I will not beat around the bush, the Cubs offense has been sleep walking through the first three games of the year, scoring a grand total of three runs. That includes only one run in that hitters heaven known as Coors Field. There is no doubt that the Cubs need offense, and the sooner they get some the better. The starting pitching is going to keep the team in games all year long, and the bullpen (unless your name is Brian Schlitter apparently) is going to keep the opposition from either extending the lead or prevent them from closing the gap. Small sample size or not, I have been impressed with the bullpen; minus the hiccup from Schlitter last night. The pitching is not a concern of mine, but the offense will be what wins or loses the game for the Cubs all year long.

Thanks to Randall J. Sanders for the image!
Thanks to Randall J. Sanders for the image!

The easy answer would be to call up Bryant, and he would insert instant offense into the lineup making everyone around him better and more of a threat. Fans do not like that Mike Olt is playing third base over Bryant (who clearly outplayed all competition). Many fans would have loved to see him up to start the year, but there is no way of knowing how much (if any) impact he would have had if he were here from day one. All we do know, is that he has not been much help to the Iowa Cubs so far. All we know is that in his two games thus far (small sample size noted again) he is 1-8 with zero home runs in Triple A.

While those stats could very well be different at the big league level, there is no way to know with any certainty. So we would have to assume he would have performed the same here. Going 1-8 with no home runs would not have helped the Cubs win another game. But as I stated, his 1-8 in Triple A Iowa likely would not be a 1-8 in the Majors. But there is no way to know if he would have done better, or worse.

How will Bryant do when he gets called up to the Majors (whenever that will be) is anyone’s guess. Theo Epstein, Jed Hoyer and Cub fans everywhere hope with all they have that he will be the dominating force he has been since joining the organization, or everything will be much harder going forward.

The Cubs offensive slump makes the wait for Bryant all that much harder, because he brings the potential for a difference maker on the offensive side of the ball. But until he does get called up, there is no way to know how much of an impact he would have had if he were on the team for the entire season.

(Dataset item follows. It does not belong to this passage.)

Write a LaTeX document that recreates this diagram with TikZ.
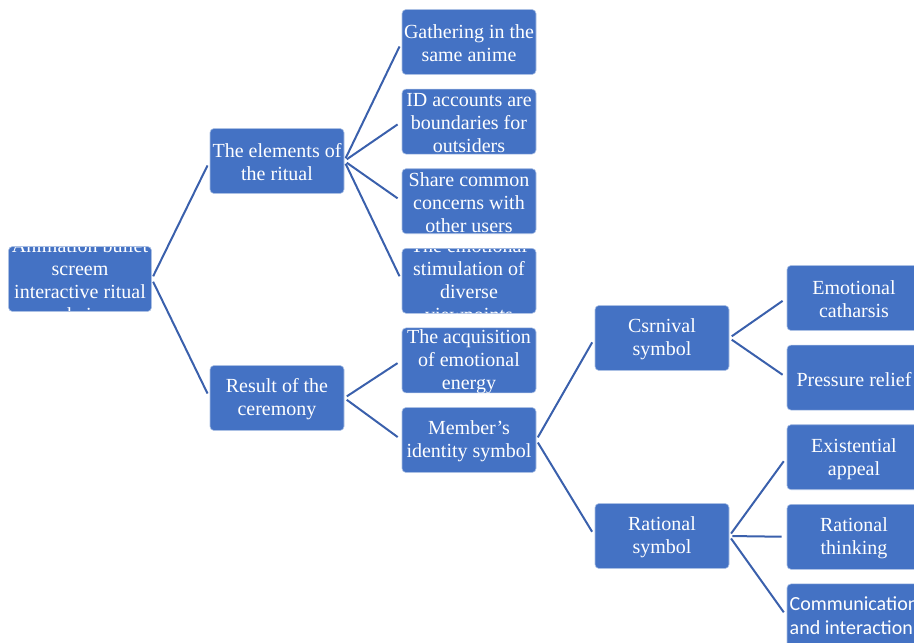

Any excuse to use this picture... #dreamy
Any excuse to use this picture… #dreamy

Today is the seventh day of the baseball year, Bryant has missed three games on the Major League calendar. There are at least five days and five games left until the Cubs have their first chance to call him up while still securing that most valuable seventh year of service time. However, if he continues to play at the pace he currently is, Cub fans might have to wait longer than those five days before they see him in a Major League game.

Epstein might be happy to see him struggling early though, so he can point to that to “justify” sending him down for “legitimate baseball reasons” for a brief stay while he works on “stuff”. That stuff is basically getting a little crisper with the glove and feeling a little more comfortable playing left field. This struggle would also give him a little more leeway to keep Bryant down a little past those 12 mandatory days, which would make his claim of “baseball reasons” look a little more legit, and not just a way to get an extra year of cheap service time.

Bryant will be worth the wait when he finally gets here, but until then there is no way anyone can say with any type of certainty that the Cubs would have a record any different than the 1-2 they sport today.

Patience is hard to ask for from Cubs fans, but you need to have just a little more. Bryant will be up sooner rather than later, Russell might be as well. Until then though, there is no sense in playing the what if game. Because at the end of the day, you have no idea how much of an impact either man would have had at the Major League level.